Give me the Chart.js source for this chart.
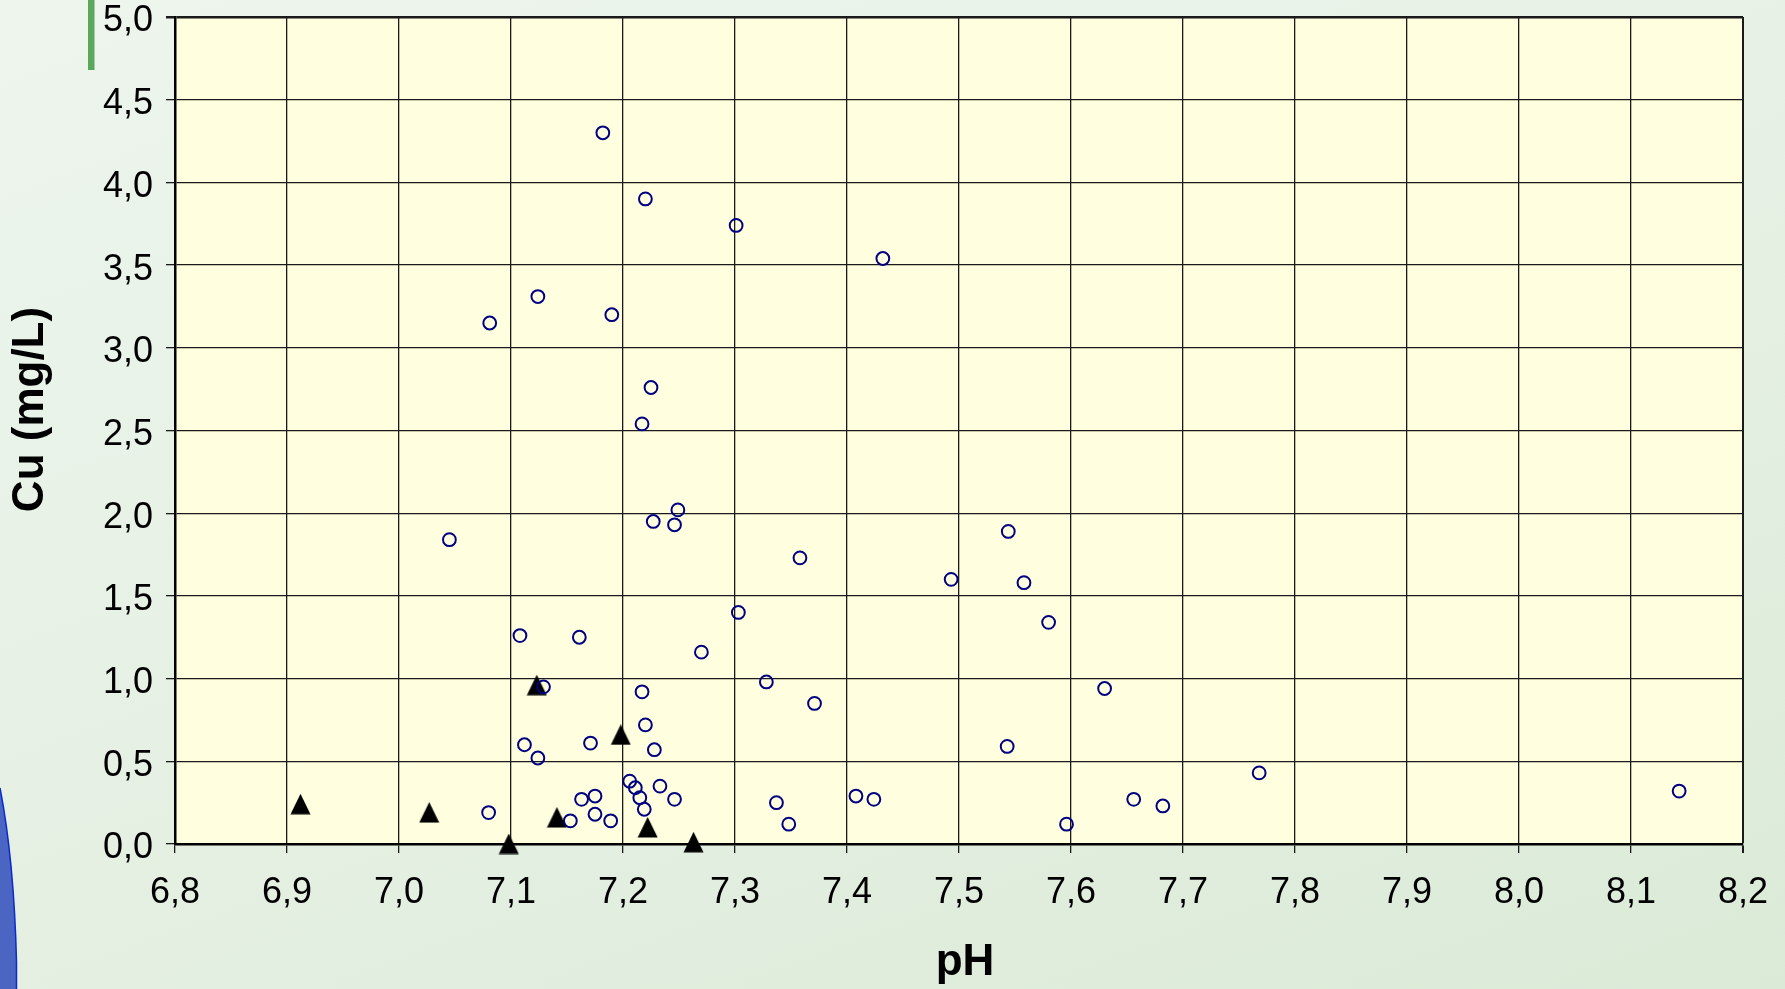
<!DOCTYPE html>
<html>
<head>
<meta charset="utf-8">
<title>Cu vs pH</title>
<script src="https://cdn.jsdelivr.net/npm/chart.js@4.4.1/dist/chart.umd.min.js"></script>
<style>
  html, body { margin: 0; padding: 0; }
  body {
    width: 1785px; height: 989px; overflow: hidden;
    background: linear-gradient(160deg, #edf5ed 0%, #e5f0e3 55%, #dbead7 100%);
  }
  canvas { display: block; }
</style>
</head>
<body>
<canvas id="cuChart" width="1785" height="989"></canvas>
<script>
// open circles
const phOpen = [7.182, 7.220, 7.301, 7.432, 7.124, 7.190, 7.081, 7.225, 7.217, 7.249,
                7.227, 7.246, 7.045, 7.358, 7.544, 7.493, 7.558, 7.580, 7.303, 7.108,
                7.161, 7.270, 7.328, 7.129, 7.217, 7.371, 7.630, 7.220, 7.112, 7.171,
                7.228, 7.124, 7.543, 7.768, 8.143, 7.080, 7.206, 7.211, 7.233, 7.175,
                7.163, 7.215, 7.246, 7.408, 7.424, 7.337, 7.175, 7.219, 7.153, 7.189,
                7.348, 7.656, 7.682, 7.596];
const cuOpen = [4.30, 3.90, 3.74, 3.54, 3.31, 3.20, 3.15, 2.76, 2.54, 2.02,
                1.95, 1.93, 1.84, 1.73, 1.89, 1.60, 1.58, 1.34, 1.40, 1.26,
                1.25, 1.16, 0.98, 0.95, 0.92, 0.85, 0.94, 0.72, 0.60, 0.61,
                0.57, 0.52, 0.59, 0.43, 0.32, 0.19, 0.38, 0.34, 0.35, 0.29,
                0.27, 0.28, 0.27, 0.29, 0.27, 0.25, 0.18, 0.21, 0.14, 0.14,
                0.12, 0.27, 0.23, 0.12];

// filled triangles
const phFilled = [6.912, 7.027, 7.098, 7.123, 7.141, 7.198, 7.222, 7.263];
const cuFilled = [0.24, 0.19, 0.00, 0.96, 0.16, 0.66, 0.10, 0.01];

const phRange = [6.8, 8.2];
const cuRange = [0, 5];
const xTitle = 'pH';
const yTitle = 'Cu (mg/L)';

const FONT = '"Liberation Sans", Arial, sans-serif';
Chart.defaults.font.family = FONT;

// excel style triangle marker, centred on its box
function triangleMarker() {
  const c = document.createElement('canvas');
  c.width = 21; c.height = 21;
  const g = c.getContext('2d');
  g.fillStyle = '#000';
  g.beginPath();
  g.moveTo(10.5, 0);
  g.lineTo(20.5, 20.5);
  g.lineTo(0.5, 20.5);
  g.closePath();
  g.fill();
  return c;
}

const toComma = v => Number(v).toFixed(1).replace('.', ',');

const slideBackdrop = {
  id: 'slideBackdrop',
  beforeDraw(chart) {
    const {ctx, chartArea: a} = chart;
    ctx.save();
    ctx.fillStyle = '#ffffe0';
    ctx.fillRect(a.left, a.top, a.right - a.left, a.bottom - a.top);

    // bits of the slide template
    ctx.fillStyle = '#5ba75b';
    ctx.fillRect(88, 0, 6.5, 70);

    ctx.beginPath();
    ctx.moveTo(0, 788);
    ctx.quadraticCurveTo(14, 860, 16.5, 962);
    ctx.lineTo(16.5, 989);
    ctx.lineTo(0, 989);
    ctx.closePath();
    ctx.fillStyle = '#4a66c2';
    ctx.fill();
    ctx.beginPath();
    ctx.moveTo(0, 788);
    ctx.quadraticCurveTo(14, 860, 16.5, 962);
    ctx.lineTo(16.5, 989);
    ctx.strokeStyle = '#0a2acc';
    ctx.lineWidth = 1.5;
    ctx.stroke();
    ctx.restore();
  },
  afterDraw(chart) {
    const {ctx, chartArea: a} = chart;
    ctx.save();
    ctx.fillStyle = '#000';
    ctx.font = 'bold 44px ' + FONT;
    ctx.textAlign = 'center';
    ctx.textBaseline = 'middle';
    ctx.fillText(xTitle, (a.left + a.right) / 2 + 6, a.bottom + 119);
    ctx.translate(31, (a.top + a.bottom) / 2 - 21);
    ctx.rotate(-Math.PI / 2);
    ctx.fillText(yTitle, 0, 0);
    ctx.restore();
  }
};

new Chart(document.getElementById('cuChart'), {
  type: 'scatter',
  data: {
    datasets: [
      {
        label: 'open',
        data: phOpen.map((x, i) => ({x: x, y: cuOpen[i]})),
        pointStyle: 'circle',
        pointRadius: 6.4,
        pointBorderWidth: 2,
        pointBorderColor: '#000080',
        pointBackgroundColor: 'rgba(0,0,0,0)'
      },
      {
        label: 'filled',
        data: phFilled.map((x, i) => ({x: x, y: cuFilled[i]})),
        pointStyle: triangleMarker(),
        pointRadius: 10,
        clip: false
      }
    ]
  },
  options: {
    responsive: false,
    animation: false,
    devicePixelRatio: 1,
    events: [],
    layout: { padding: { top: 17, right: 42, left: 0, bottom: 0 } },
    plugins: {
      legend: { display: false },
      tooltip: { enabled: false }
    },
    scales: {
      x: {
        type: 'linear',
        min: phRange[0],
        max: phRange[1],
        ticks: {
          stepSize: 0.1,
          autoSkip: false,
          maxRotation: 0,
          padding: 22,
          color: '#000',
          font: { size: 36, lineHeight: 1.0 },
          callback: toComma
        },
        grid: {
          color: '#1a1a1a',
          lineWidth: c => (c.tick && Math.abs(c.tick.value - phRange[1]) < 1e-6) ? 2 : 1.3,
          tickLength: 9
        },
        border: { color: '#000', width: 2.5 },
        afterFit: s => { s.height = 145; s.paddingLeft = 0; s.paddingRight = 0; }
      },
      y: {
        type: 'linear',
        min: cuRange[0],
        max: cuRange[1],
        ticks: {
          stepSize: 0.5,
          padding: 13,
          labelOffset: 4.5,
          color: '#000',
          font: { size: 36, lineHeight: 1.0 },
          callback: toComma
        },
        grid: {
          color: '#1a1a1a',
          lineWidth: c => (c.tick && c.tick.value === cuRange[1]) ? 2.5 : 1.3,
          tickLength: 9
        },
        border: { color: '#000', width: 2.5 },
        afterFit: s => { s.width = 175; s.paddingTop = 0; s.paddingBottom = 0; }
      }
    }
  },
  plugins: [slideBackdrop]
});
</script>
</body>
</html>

--

> _Set task_
Every line of the data should be copied as it stands, without the images.

> _Response below_
Give me the Chart.js source for this chart.
<!DOCTYPE html>
<html>
<head>
<meta charset="utf-8">
<title>Cu vs pH</title>
<script src="https://cdn.jsdelivr.net/npm/chart.js@4.4.1/dist/chart.umd.min.js"></script>
<style>
  html, body { margin: 0; padding: 0; }
  body {
    width: 1785px; height: 989px; overflow: hidden;
    background: linear-gradient(160deg, #edf5ed 0%, #e5f0e3 55%, #dbead7 100%);
  }
  canvas { display: block; }
</style>
</head>
<body>
<canvas id="cuChart" width="1785" height="989"></canvas>
<script>
// open circles
const phOpen = [7.182, 7.220, 7.301, 7.432, 7.124, 7.190, 7.081, 7.225, 7.217, 7.249,
                7.227, 7.246, 7.045, 7.358, 7.544, 7.493, 7.558, 7.580, 7.303, 7.108,
                7.161, 7.270, 7.328, 7.129, 7.217, 7.371, 7.630, 7.220, 7.112, 7.171,
                7.228, 7.124, 7.543, 7.768, 8.143, 7.080, 7.206, 7.211, 7.233, 7.175,
                7.163, 7.215, 7.246, 7.408, 7.424, 7.337, 7.175, 7.219, 7.153, 7.189,
                7.348, 7.656, 7.682, 7.596];
const cuOpen = [4.30, 3.90, 3.74, 3.54, 3.31, 3.20, 3.15, 2.76, 2.54, 2.02,
                1.95, 1.93, 1.84, 1.73, 1.89, 1.60, 1.58, 1.34, 1.40, 1.26,
                1.25, 1.16, 0.98, 0.95, 0.92, 0.85, 0.94, 0.72, 0.60, 0.61,
                0.57, 0.52, 0.59, 0.43, 0.32, 0.19, 0.38, 0.34, 0.35, 0.29,
                0.27, 0.28, 0.27, 0.29, 0.27, 0.25, 0.18, 0.21, 0.14, 0.14,
                0.12, 0.27, 0.23, 0.12];

// filled triangles
const phFilled = [6.912, 7.027, 7.098, 7.123, 7.141, 7.198, 7.222, 7.263];
const cuFilled = [0.24, 0.19, 0.00, 0.96, 0.16, 0.66, 0.10, 0.01];

const phRange = [6.8, 8.2];
const cuRange = [0, 5];
const xTitle = 'pH';
const yTitle = 'Cu (mg/L)';

const FONT = '"Liberation Sans", Arial, sans-serif';
Chart.defaults.font.family = FONT;

// excel style triangle marker, centred on its box
function triangleMarker() {
  const c = document.createElement('canvas');
  c.width = 21; c.height = 21;
  const g = c.getContext('2d');
  g.fillStyle = '#000';
  g.beginPath();
  g.moveTo(10.5, 0);
  g.lineTo(20.5, 20.5);
  g.lineTo(0.5, 20.5);
  g.closePath();
  g.fill();
  return c;
}

const toComma = v => Number(v).toFixed(1).replace('.', ',');

const slideBackdrop = {
  id: 'slideBackdrop',
  beforeDraw(chart) {
    const {ctx, chartArea: a} = chart;
    ctx.save();
    ctx.fillStyle = '#ffffe0';
    ctx.fillRect(a.left, a.top, a.right - a.left, a.bottom - a.top);

    // bits of the slide template
    ctx.fillStyle = '#5ba75b';
    ctx.fillRect(88, 0, 6.5, 70);

    ctx.beginPath();
    ctx.moveTo(0, 788);
    ctx.quadraticCurveTo(14, 860, 16.5, 962);
    ctx.lineTo(16.5, 989);
    ctx.lineTo(0, 989);
    ctx.closePath();
    ctx.fillStyle = '#4a66c2';
    ctx.fill();
    ctx.beginPath();
    ctx.moveTo(0, 788);
    ctx.quadraticCurveTo(14, 860, 16.5, 962);
    ctx.lineTo(16.5, 989);
    ctx.strokeStyle = '#0a2acc';
    ctx.lineWidth = 1.5;
    ctx.stroke();
    ctx.restore();
  },
  afterDraw(chart) {
    const {ctx, chartArea: a} = chart;
    ctx.save();
    ctx.fillStyle = '#000';
    ctx.font = 'bold 44px ' + FONT;
    ctx.textAlign = 'center';
    ctx.textBaseline = 'middle';
    ctx.fillText(xTitle, (a.left + a.right) / 2 + 6, a.bottom + 119);
    ctx.translate(31, (a.top + a.bottom) / 2 - 21);
    ctx.rotate(-Math.PI / 2);
    ctx.fillText(yTitle, 0, 0);
    ctx.restore();
  }
};

new Chart(document.getElementById('cuChart'), {
  type: 'scatter',
  data: {
    datasets: [
      {
        label: 'open',
        data: phOpen.map((x, i) => ({x: x, y: cuOpen[i]})),
        pointStyle: 'circle',
        pointRadius: 6.4,
        pointBorderWidth: 2,
        pointBorderColor: '#000080',
        pointBackgroundColor: 'rgba(0,0,0,0)'
      },
      {
        label: 'filled',
        data: phFilled.map((x, i) => ({x: x, y: cuFilled[i]})),
        pointStyle: triangleMarker(),
        pointRadius: 10,
        clip: false
      }
    ]
  },
  options: {
    responsive: false,
    animation: false,
    devicePixelRatio: 1,
    events: [],
    layout: { padding: { top: 17, right: 42, left: 0, bottom: 0 } },
    plugins: {
      legend: { display: false },
      tooltip: { enabled: false }
    },
    scales: {
      x: {
        type: 'linear',
        min: phRange[0],
        max: phRange[1],
        ticks: {
          stepSize: 0.1,
          autoSkip: false,
          maxRotation: 0,
          padding: 22,
          color: '#000',
          font: { size: 36, lineHeight: 1.0 },
          callback: toComma
        },
        grid: {
          color: '#1a1a1a',
          lineWidth: c => (c.tick && Math.abs(c.tick.value - phRange[1]) < 1e-6) ? 2 : 1.3,
          tickLength: 9
        },
        border: { color: '#000', width: 2.5 },
        afterFit: s => { s.height = 145; s.paddingLeft = 0; s.paddingRight = 0; }
      },
      y: {
        type: 'linear',
        min: cuRange[0],
        max: cuRange[1],
        ticks: {
          stepSize: 0.5,
          padding: 13,
          labelOffset: 4.5,
          color: '#000',
          font: { size: 36, lineHeight: 1.0 },
          callback: toComma
        },
        grid: {
          color: '#1a1a1a',
          lineWidth: c => (c.tick && c.tick.value === cuRange[1]) ? 2.5 : 1.3,
          tickLength: 9
        },
        border: { color: '#000', width: 2.5 },
        afterFit: s => { s.width = 175; s.paddingTop = 0; s.paddingBottom = 0; }
      }
    }
  },
  plugins: [slideBackdrop]
});
</script>
</body>
</html>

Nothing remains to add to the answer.